* **What you need to do**: Extract each line of the material that follows exactly and omit its pictures.

* **Dataset content**:
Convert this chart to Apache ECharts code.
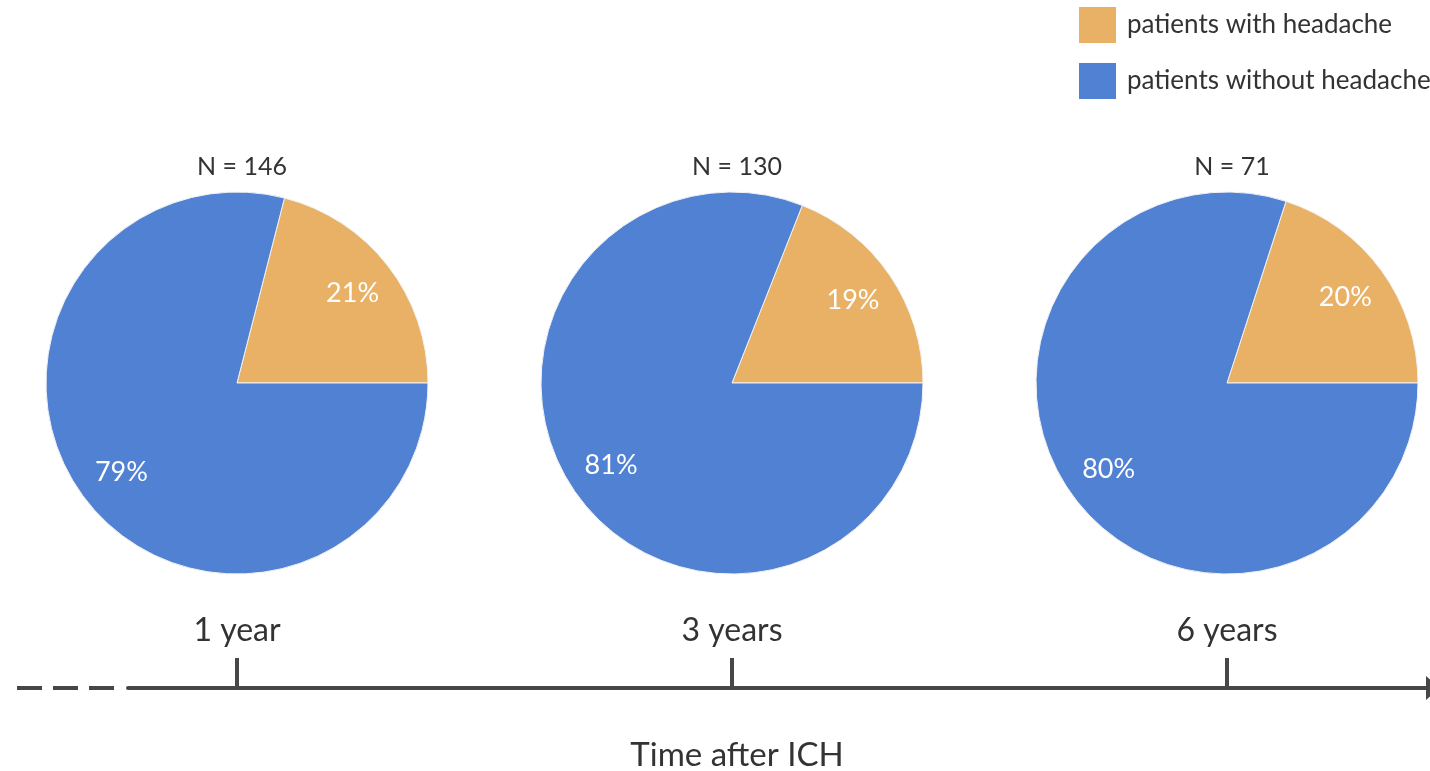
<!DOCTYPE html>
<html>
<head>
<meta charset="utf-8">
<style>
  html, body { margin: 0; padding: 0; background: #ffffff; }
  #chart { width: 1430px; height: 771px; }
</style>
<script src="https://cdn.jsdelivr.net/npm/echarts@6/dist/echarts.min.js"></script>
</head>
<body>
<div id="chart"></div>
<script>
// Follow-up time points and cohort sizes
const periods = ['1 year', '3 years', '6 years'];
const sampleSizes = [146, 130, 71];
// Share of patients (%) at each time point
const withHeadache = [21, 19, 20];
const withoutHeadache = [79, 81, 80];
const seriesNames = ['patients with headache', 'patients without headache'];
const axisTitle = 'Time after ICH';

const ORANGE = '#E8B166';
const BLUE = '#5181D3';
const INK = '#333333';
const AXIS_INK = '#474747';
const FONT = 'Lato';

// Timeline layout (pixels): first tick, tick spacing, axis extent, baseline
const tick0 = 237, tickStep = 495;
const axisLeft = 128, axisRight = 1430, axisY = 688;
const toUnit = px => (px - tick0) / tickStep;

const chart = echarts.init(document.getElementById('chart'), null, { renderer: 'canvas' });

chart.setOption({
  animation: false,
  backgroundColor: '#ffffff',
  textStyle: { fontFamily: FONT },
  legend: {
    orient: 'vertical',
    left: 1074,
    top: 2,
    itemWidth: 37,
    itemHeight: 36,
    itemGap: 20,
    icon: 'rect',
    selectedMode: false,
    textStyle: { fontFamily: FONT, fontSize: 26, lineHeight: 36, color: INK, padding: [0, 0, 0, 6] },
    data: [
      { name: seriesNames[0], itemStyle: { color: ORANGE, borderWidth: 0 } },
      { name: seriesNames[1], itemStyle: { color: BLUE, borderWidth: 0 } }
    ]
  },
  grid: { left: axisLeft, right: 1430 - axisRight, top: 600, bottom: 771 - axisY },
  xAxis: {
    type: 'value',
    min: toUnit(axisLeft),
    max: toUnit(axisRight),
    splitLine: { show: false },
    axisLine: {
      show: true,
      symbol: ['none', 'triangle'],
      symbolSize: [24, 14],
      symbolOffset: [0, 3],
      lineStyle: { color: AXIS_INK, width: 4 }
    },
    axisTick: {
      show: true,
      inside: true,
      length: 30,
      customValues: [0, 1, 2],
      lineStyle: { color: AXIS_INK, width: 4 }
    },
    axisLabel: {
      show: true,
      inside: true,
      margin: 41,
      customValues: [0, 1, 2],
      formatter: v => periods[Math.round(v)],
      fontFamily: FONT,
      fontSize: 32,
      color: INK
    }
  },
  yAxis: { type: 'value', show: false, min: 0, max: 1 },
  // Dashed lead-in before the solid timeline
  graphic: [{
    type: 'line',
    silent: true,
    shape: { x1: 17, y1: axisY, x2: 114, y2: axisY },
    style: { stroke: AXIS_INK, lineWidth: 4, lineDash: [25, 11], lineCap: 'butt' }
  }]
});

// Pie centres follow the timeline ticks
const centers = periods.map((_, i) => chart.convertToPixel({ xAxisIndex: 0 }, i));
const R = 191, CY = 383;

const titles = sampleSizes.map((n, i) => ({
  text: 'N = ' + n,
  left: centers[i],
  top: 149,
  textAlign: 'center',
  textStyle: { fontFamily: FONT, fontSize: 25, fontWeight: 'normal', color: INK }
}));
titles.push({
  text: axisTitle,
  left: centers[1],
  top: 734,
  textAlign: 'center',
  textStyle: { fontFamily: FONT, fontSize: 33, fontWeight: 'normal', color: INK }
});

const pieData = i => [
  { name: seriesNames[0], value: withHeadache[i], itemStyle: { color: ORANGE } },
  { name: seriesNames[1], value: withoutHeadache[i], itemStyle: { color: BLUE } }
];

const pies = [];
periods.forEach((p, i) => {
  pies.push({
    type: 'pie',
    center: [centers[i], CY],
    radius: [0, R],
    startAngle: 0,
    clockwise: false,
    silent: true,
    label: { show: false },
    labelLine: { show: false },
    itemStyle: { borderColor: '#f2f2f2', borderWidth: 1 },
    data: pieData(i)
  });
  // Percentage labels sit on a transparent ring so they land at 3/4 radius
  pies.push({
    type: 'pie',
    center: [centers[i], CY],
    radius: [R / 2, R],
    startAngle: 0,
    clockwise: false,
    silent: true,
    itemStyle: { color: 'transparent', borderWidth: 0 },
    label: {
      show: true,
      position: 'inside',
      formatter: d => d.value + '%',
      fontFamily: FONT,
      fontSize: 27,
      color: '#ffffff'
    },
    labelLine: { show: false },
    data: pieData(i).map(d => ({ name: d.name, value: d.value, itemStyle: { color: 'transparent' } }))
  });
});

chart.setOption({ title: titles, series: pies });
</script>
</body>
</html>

* **Finished answer**:
Convert this chart to Apache ECharts code.
<!DOCTYPE html>
<html>
<head>
<meta charset="utf-8">
<style>
  html, body { margin: 0; padding: 0; background: #ffffff; }
  #chart { width: 1430px; height: 771px; }
</style>
<script src="https://cdn.jsdelivr.net/npm/echarts@6/dist/echarts.min.js"></script>
</head>
<body>
<div id="chart"></div>
<script>
// Follow-up time points and cohort sizes
const periods = ['1 year', '3 years', '6 years'];
const sampleSizes = [146, 130, 71];
// Share of patients (%) at each time point
const withHeadache = [21, 19, 20];
const withoutHeadache = [79, 81, 80];
const seriesNames = ['patients with headache', 'patients without headache'];
const axisTitle = 'Time after ICH';

const ORANGE = '#E8B166';
const BLUE = '#5181D3';
const INK = '#333333';
const AXIS_INK = '#474747';
const FONT = 'Lato';

// Timeline layout (pixels): first tick, tick spacing, axis extent, baseline
const tick0 = 237, tickStep = 495;
const axisLeft = 128, axisRight = 1430, axisY = 688;
const toUnit = px => (px - tick0) / tickStep;

const chart = echarts.init(document.getElementById('chart'), null, { renderer: 'canvas' });

chart.setOption({
  animation: false,
  backgroundColor: '#ffffff',
  textStyle: { fontFamily: FONT },
  legend: {
    orient: 'vertical',
    left: 1074,
    top: 2,
    itemWidth: 37,
    itemHeight: 36,
    itemGap: 20,
    icon: 'rect',
    selectedMode: false,
    textStyle: { fontFamily: FONT, fontSize: 26, lineHeight: 36, color: INK, padding: [0, 0, 0, 6] },
    data: [
      { name: seriesNames[0], itemStyle: { color: ORANGE, borderWidth: 0 } },
      { name: seriesNames[1], itemStyle: { color: BLUE, borderWidth: 0 } }
    ]
  },
  grid: { left: axisLeft, right: 1430 - axisRight, top: 600, bottom: 771 - axisY },
  xAxis: {
    type: 'value',
    min: toUnit(axisLeft),
    max: toUnit(axisRight),
    splitLine: { show: false },
    axisLine: {
      show: true,
      symbol: ['none', 'triangle'],
      symbolSize: [24, 14],
      symbolOffset: [0, 3],
      lineStyle: { color: AXIS_INK, width: 4 }
    },
    axisTick: {
      show: true,
      inside: true,
      length: 30,
      customValues: [0, 1, 2],
      lineStyle: { color: AXIS_INK, width: 4 }
    },
    axisLabel: {
      show: true,
      inside: true,
      margin: 41,
      customValues: [0, 1, 2],
      formatter: v => periods[Math.round(v)],
      fontFamily: FONT,
      fontSize: 32,
      color: INK
    }
  },
  yAxis: { type: 'value', show: false, min: 0, max: 1 },
  // Dashed lead-in before the solid timeline
  graphic: [{
    type: 'line',
    silent: true,
    shape: { x1: 17, y1: axisY, x2: 114, y2: axisY },
    style: { stroke: AXIS_INK, lineWidth: 4, lineDash: [25, 11], lineCap: 'butt' }
  }]
});

// Pie centres follow the timeline ticks
const centers = periods.map((_, i) => chart.convertToPixel({ xAxisIndex: 0 }, i));
const R = 191, CY = 383;

const titles = sampleSizes.map((n, i) => ({
  text: 'N = ' + n,
  left: centers[i],
  top: 149,
  textAlign: 'center',
  textStyle: { fontFamily: FONT, fontSize: 25, fontWeight: 'normal', color: INK }
}));
titles.push({
  text: axisTitle,
  left: centers[1],
  top: 734,
  textAlign: 'center',
  textStyle: { fontFamily: FONT, fontSize: 33, fontWeight: 'normal', color: INK }
});

const pieData = i => [
  { name: seriesNames[0], value: withHeadache[i], itemStyle: { color: ORANGE } },
  { name: seriesNames[1], value: withoutHeadache[i], itemStyle: { color: BLUE } }
];

const pies = [];
periods.forEach((p, i) => {
  pies.push({
    type: 'pie',
    center: [centers[i], CY],
    radius: [0, R],
    startAngle: 0,
    clockwise: false,
    silent: true,
    label: { show: false },
    labelLine: { show: false },
    itemStyle: { borderColor: '#f2f2f2', borderWidth: 1 },
    data: pieData(i)
  });
  // Percentage labels sit on a transparent ring so they land at 3/4 radius
  pies.push({
    type: 'pie',
    center: [centers[i], CY],
    radius: [R / 2, R],
    startAngle: 0,
    clockwise: false,
    silent: true,
    itemStyle: { color: 'transparent', borderWidth: 0 },
    label: {
      show: true,
      position: 'inside',
      formatter: d => d.value + '%',
      fontFamily: FONT,
      fontSize: 27,
      color: '#ffffff'
    },
    labelLine: { show: false },
    data: pieData(i).map(d => ({ name: d.name, value: d.value, itemStyle: { color: 'transparent' } }))
  });
});

chart.setOption({ title: titles, series: pies });
</script>
</body>
</html>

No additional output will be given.